What to do:
Your answer should consist solely of the lines from the one with "What seaborn and" through the one with "right=0.985, top=0.96, bottom=0.22)", copied exactly, endpoints included.

# start of Task input

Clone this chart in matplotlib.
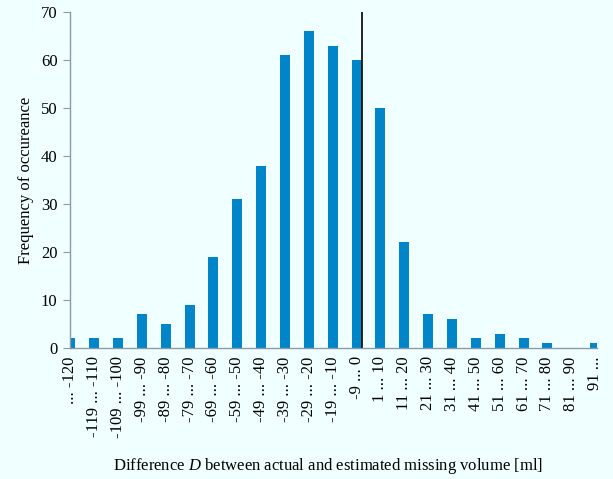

# end of Task input
# start of Task input

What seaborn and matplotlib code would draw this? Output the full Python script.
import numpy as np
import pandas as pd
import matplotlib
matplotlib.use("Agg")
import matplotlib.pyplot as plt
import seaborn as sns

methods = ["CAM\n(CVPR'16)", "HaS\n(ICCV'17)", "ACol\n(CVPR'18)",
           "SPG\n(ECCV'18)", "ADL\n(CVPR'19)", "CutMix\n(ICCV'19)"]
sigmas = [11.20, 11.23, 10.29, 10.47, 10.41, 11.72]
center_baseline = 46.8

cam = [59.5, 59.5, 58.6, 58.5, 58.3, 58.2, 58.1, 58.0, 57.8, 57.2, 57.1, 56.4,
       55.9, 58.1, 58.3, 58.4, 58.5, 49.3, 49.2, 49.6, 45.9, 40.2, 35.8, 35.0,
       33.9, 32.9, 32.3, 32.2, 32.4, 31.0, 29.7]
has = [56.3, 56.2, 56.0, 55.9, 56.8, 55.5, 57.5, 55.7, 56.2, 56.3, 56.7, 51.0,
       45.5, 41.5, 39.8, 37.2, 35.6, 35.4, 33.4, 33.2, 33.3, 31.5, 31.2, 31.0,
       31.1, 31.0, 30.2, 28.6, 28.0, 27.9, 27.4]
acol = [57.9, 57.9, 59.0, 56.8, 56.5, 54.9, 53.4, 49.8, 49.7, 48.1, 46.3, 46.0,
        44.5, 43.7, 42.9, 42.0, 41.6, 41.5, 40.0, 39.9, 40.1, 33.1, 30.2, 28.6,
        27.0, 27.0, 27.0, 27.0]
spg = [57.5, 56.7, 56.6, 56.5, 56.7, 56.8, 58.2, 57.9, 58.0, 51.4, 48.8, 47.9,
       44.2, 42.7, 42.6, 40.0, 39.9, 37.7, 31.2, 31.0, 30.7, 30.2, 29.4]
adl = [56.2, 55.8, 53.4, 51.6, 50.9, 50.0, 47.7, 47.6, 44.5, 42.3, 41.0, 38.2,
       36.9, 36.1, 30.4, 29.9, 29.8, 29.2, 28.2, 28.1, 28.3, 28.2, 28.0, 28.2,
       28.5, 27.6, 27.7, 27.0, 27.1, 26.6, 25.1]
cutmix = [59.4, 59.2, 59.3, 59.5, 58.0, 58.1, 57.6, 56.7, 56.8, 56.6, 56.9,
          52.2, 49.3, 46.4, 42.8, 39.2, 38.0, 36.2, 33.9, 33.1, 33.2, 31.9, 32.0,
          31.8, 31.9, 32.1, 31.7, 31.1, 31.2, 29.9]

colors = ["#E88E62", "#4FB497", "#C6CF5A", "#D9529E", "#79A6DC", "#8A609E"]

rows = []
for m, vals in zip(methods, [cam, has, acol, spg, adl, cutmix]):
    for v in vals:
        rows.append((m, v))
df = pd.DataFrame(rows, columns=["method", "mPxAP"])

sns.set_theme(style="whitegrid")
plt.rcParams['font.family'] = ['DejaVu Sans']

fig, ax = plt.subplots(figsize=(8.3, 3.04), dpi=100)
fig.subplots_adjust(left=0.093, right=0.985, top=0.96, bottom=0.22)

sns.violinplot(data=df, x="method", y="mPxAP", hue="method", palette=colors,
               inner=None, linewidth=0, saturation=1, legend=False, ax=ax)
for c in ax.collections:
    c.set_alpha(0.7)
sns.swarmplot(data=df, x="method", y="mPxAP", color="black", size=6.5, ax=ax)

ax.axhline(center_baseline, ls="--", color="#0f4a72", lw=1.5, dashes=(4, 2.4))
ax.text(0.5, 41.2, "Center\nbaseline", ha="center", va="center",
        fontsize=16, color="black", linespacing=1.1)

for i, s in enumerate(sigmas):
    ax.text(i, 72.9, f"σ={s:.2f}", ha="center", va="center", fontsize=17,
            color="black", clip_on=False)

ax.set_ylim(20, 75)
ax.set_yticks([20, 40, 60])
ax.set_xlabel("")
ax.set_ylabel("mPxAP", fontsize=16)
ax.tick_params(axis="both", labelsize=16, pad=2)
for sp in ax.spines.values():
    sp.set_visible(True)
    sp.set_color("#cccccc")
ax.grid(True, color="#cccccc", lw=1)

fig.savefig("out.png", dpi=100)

# end of Task input

Task solution:
What seaborn and matplotlib code would draw this? Output the full Python script.
import numpy as np
import pandas as pd
import matplotlib
matplotlib.use("Agg")
import matplotlib.pyplot as plt
import seaborn as sns

methods = ["CAM\n(CVPR'16)", "HaS\n(ICCV'17)", "ACol\n(CVPR'18)",
           "SPG\n(ECCV'18)", "ADL\n(CVPR'19)", "CutMix\n(ICCV'19)"]
sigmas = [11.20, 11.23, 10.29, 10.47, 10.41, 11.72]
center_baseline = 46.8

cam = [59.5, 59.5, 58.6, 58.5, 58.3, 58.2, 58.1, 58.0, 57.8, 57.2, 57.1, 56.4,
       55.9, 58.1, 58.3, 58.4, 58.5, 49.3, 49.2, 49.6, 45.9, 40.2, 35.8, 35.0,
       33.9, 32.9, 32.3, 32.2, 32.4, 31.0, 29.7]
has = [56.3, 56.2, 56.0, 55.9, 56.8, 55.5, 57.5, 55.7, 56.2, 56.3, 56.7, 51.0,
       45.5, 41.5, 39.8, 37.2, 35.6, 35.4, 33.4, 33.2, 33.3, 31.5, 31.2, 31.0,
       31.1, 31.0, 30.2, 28.6, 28.0, 27.9, 27.4]
acol = [57.9, 57.9, 59.0, 56.8, 56.5, 54.9, 53.4, 49.8, 49.7, 48.1, 46.3, 46.0,
        44.5, 43.7, 42.9, 42.0, 41.6, 41.5, 40.0, 39.9, 40.1, 33.1, 30.2, 28.6,
        27.0, 27.0, 27.0, 27.0]
spg = [57.5, 56.7, 56.6, 56.5, 56.7, 56.8, 58.2, 57.9, 58.0, 51.4, 48.8, 47.9,
       44.2, 42.7, 42.6, 40.0, 39.9, 37.7, 31.2, 31.0, 30.7, 30.2, 29.4]
adl = [56.2, 55.8, 53.4, 51.6, 50.9, 50.0, 47.7, 47.6, 44.5, 42.3, 41.0, 38.2,
       36.9, 36.1, 30.4, 29.9, 29.8, 29.2, 28.2, 28.1, 28.3, 28.2, 28.0, 28.2,
       28.5, 27.6, 27.7, 27.0, 27.1, 26.6, 25.1]
cutmix = [59.4, 59.2, 59.3, 59.5, 58.0, 58.1, 57.6, 56.7, 56.8, 56.6, 56.9,
          52.2, 49.3, 46.4, 42.8, 39.2, 38.0, 36.2, 33.9, 33.1, 33.2, 31.9, 32.0,
          31.8, 31.9, 32.1, 31.7, 31.1, 31.2, 29.9]

colors = ["#E88E62", "#4FB497", "#C6CF5A", "#D9529E", "#79A6DC", "#8A609E"]

rows = []
for m, vals in zip(methods, [cam, has, acol, spg, adl, cutmix]):
    for v in vals:
        rows.append((m, v))
df = pd.DataFrame(rows, columns=["method", "mPxAP"])

sns.set_theme(style="whitegrid")
plt.rcParams['font.family'] = ['DejaVu Sans']

fig, ax = plt.subplots(figsize=(8.3, 3.04), dpi=100)
fig.subplots_adjust(left=0.093, right=0.985, top=0.96, bottom=0.22)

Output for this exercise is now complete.